[begin DATA TO USE]
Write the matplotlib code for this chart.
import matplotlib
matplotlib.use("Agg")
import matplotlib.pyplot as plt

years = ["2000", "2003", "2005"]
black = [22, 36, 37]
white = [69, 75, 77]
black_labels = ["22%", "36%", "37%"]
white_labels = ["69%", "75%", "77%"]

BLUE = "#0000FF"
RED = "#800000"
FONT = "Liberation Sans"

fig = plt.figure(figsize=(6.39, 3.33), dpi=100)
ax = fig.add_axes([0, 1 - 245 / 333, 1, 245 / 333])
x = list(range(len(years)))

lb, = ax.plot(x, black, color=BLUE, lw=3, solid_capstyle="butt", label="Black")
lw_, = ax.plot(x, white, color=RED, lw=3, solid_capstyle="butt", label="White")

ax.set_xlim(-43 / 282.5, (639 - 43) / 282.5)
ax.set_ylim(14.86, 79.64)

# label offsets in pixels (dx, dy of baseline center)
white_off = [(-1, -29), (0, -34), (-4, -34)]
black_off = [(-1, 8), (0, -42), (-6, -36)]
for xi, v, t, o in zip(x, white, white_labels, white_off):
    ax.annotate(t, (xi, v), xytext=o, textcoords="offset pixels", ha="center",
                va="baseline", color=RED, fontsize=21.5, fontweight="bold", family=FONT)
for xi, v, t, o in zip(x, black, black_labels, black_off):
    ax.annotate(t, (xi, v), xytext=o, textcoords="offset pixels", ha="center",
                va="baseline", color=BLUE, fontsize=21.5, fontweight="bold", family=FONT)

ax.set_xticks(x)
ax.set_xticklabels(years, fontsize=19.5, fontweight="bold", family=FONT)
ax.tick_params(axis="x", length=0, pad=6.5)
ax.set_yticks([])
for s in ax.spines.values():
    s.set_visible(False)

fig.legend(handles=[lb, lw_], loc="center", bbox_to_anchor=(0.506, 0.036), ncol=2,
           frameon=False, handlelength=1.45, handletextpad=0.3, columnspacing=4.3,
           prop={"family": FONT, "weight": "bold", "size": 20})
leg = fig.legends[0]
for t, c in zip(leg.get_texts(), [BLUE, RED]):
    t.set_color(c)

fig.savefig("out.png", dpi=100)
[end DATA TO USE]
[begin DATA TO USE]
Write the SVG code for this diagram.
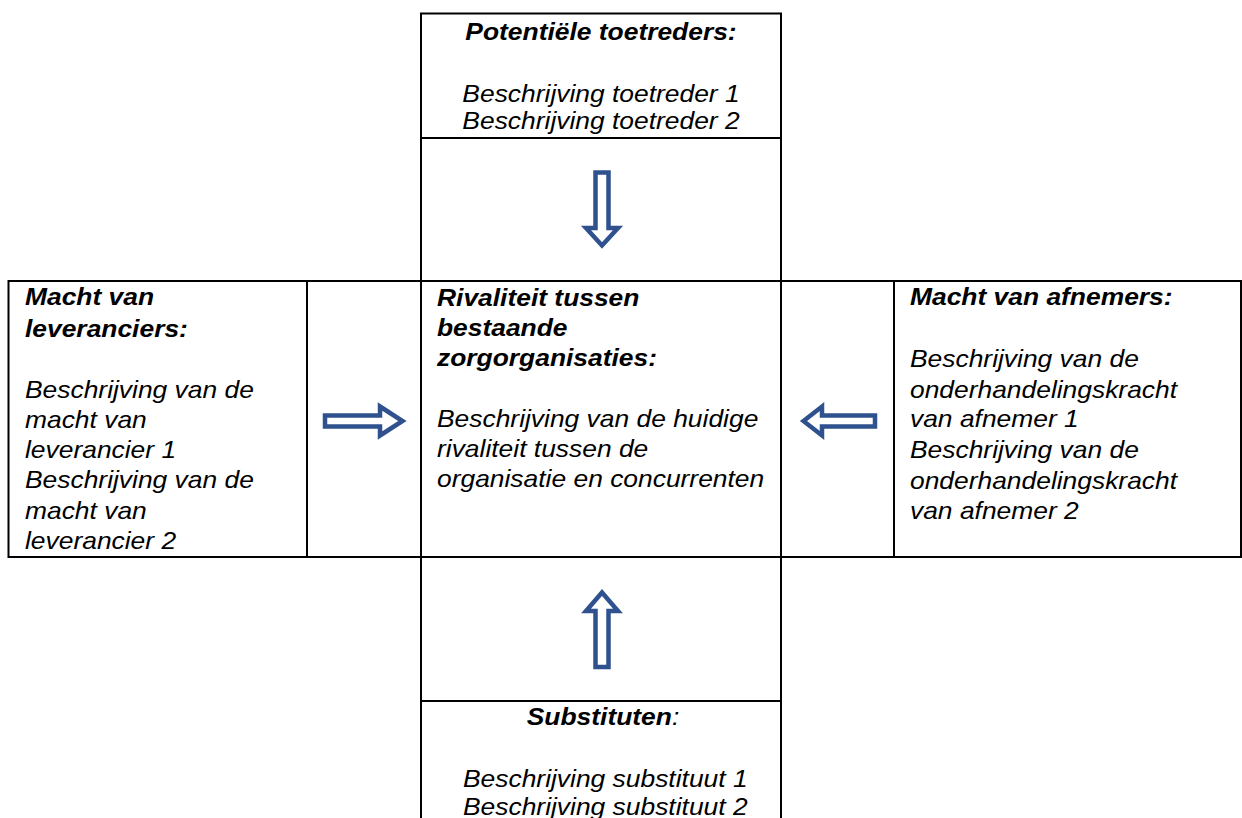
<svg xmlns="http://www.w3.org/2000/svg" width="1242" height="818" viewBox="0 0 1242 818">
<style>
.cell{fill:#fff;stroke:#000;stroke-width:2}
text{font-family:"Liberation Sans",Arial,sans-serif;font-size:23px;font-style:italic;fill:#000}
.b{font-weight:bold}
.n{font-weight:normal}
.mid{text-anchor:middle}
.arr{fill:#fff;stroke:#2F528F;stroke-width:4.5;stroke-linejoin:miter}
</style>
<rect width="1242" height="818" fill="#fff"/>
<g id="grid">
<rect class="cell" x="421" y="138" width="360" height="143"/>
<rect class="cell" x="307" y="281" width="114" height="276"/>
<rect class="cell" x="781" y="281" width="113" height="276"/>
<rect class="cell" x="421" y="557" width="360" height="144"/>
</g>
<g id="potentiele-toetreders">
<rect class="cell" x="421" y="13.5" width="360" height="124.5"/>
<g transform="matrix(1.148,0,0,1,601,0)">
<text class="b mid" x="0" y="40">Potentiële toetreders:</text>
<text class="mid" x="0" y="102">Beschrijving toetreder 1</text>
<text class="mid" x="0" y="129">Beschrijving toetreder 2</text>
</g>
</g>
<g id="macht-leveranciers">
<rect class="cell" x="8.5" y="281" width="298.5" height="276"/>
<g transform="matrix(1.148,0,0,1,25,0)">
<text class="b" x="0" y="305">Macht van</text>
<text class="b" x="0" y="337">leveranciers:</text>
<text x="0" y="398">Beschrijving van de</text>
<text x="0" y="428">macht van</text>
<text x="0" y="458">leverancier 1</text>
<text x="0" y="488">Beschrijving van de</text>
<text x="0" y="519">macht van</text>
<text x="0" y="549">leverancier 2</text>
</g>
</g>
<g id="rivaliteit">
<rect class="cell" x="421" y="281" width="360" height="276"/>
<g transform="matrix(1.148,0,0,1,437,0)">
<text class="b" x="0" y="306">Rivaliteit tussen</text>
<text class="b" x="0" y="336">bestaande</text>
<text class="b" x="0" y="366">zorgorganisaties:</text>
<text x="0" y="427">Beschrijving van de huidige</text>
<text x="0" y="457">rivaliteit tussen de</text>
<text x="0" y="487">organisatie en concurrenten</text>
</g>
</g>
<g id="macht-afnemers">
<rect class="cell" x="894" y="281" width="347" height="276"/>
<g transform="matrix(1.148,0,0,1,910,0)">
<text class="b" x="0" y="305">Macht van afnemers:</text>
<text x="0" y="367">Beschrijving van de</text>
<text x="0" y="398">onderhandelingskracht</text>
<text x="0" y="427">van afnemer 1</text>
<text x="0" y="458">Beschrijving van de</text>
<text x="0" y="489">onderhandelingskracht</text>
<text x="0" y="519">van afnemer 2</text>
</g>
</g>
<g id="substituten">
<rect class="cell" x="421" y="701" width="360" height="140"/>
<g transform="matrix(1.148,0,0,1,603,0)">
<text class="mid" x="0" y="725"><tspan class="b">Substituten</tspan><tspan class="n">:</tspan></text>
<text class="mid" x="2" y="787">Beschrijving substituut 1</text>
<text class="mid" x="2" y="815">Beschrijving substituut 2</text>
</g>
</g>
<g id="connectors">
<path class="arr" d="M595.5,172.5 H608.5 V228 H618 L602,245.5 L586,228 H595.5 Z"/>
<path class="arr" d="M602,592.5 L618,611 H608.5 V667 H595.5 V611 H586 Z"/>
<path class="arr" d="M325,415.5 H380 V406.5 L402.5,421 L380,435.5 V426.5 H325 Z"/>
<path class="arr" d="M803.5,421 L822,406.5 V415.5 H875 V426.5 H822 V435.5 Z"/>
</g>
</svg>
[end DATA TO USE]
| DIRECTIONS |
The lines from the one containing "Write the matplotlib code for this chart." to the one containing "ax.set_ylim(14.86, 79.64)", both included, are to be extracted exactly; give no other line.

| SOLUTION |
Write the matplotlib code for this chart.
import matplotlib
matplotlib.use("Agg")
import matplotlib.pyplot as plt

years = ["2000", "2003", "2005"]
black = [22, 36, 37]
white = [69, 75, 77]
black_labels = ["22%", "36%", "37%"]
white_labels = ["69%", "75%", "77%"]

BLUE = "#0000FF"
RED = "#800000"
FONT = "Liberation Sans"

fig = plt.figure(figsize=(6.39, 3.33), dpi=100)
ax = fig.add_axes([0, 1 - 245 / 333, 1, 245 / 333])
x = list(range(len(years)))

lb, = ax.plot(x, black, color=BLUE, lw=3, solid_capstyle="butt", label="Black")
lw_, = ax.plot(x, white, color=RED, lw=3, solid_capstyle="butt", label="White")

ax.set_xlim(-43 / 282.5, (639 - 43) / 282.5)
ax.set_ylim(14.86, 79.64)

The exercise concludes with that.